4. Data Sovereignty and Compliance
Global transcription involves moving data across borders.
- EU-US Data Transfers: If you have a team in France, their audio data is subject to GDPR. Transcribing it on a server in the US might violate cross-border data transfer regulations unless “Standard Contractual Clauses” (SCCs) are in place. Ensure your transcription provider has data centers in the regions where you operate.
Tool Capabilities to Look For
When evaluating transcription platforms for a global team, check for these specific features:
- Automatic Language Detection (ALD): Can the system tell when Speaker A switches from English to French without manual input?
- Language Pair Support: Does the system support the specific language pairs you need (e.g., English to Korean, Spanish to Portuguese)? Some vendors have strong support for major European languages but weak support for Southeast Asian or African languages.
- Speaker Diarization in Multilingual Contexts: Can the system distinguish who is speaking even when they switch languages?
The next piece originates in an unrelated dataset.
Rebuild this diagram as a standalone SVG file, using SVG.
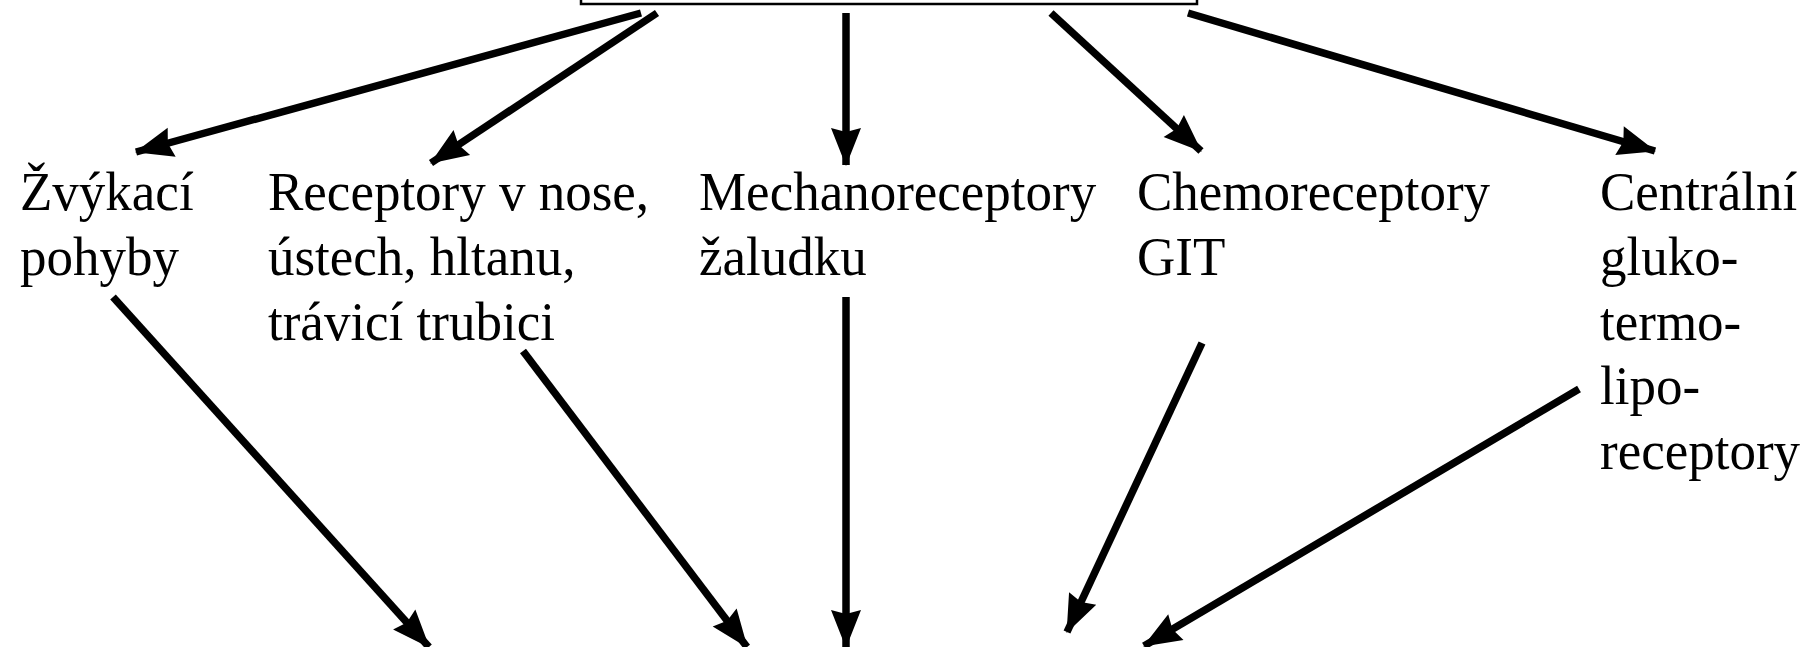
<svg xmlns="http://www.w3.org/2000/svg" width="1805" height="647" viewBox="0 0 1805 647">
<style>
.t{font-family:"Liberation Serif","Times New Roman",serif;font-size:53px;fill:#000}
.c line{stroke:#000;stroke-width:7.5;marker-end:url(#ah)}
</style>
<defs>
<marker id="ah" markerUnits="userSpaceOnUse" markerWidth="40" markerHeight="32" viewBox="0 0 40 32" refX="37" refY="16" orient="auto" overflow="visible">
<path d="M38,16 L0,1 L4,16 L0,31 Z" fill="#000"/>
</marker>
</defs>
<g id="top-box"><rect x="581" y="-60" width="616" height="64" fill="#fff" stroke="#000" stroke-width="2.5"/></g>
<g class="c" id="connectors">
<line x1="641" y1="13" x2="136" y2="152"/>
<line x1="657" y1="13" x2="431" y2="163"/>
<line x1="846" y1="13" x2="846" y2="165"/>
<line x1="1051" y1="13" x2="1201" y2="151"/>
<line x1="1188" y1="13" x2="1655" y2="151"/>
<line x1="113" y1="297" x2="429" y2="647"/>
<line x1="523" y1="351" x2="747" y2="647"/>
<line x1="846" y1="297" x2="846" y2="647"/>
<line x1="1202" y1="343" x2="1067" y2="632"/>
<line x1="1579" y1="389" x2="1144" y2="646"/>
</g>
<g id="n1"><text class="t" transform="translate(20,210) scale(1,1.05)">Žvýkací</text><text class="t" transform="translate(20,275) scale(1,1.05)">pohyby</text></g>
<g id="n2"><text class="t" transform="translate(268,210) scale(1,1.05)">Receptory v nose,</text><text class="t" transform="translate(268,275) scale(1,1.05)">ústech, hltanu,</text><text class="t" transform="translate(268,340) scale(1,1.05)">trávicí trubici</text></g>
<g id="n3"><text class="t" transform="translate(699,210) scale(1,1.05)">Mechanoreceptory</text><text class="t" transform="translate(699,275) scale(1,1.05)">žaludku</text></g>
<g id="n4"><text class="t" transform="translate(1137,210) scale(1,1.05)">Chemoreceptory</text><text class="t" transform="translate(1137,275) scale(1,1.05)">GIT</text></g>
<g id="n5"><text class="t" transform="translate(1600,210) scale(1,1.05)">Centrální</text><text class="t" transform="translate(1600,275) scale(1,1.05)">gluko-</text><text class="t" transform="translate(1600,340) scale(1,1.05)">termo-</text><text class="t" transform="translate(1600,404) scale(1,1.05)">lipo-</text><text class="t" transform="translate(1600,469) scale(1,1.05)">receptory</text></g>
</svg>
This is notoriously difficult as voiceprints change slightly with different accents.
The Future: Real-Time Multilingual Collaboration
We are moving toward a future where the “language barrier” is invisible in meetings.
- Live Captioning in Native Tongue: Imagine a meeting where everyone speaks their own language. The AI provides real-time captions on the screen in the listener’s preferred language instantly.
- Voice-to-Voice Translation: Emerging technology is moving toward “speech-to-speech” translation, where the AI not only transcribes but speaks the translation in the original speaker’s cloned voice, preserving their tone and emotion.
Conclusion
Implementing multi-language transcription is not just a technical upgrade; it is a statement of organizational values. It signals that every voice, regardless of accent or language, matters. By investing in systems that handle code-switching, dialects, and accurate translation, global organizations can ensure that their best ideas—wherever they originate and in whatever language they are spoken—are captured, preserved, and acted upon.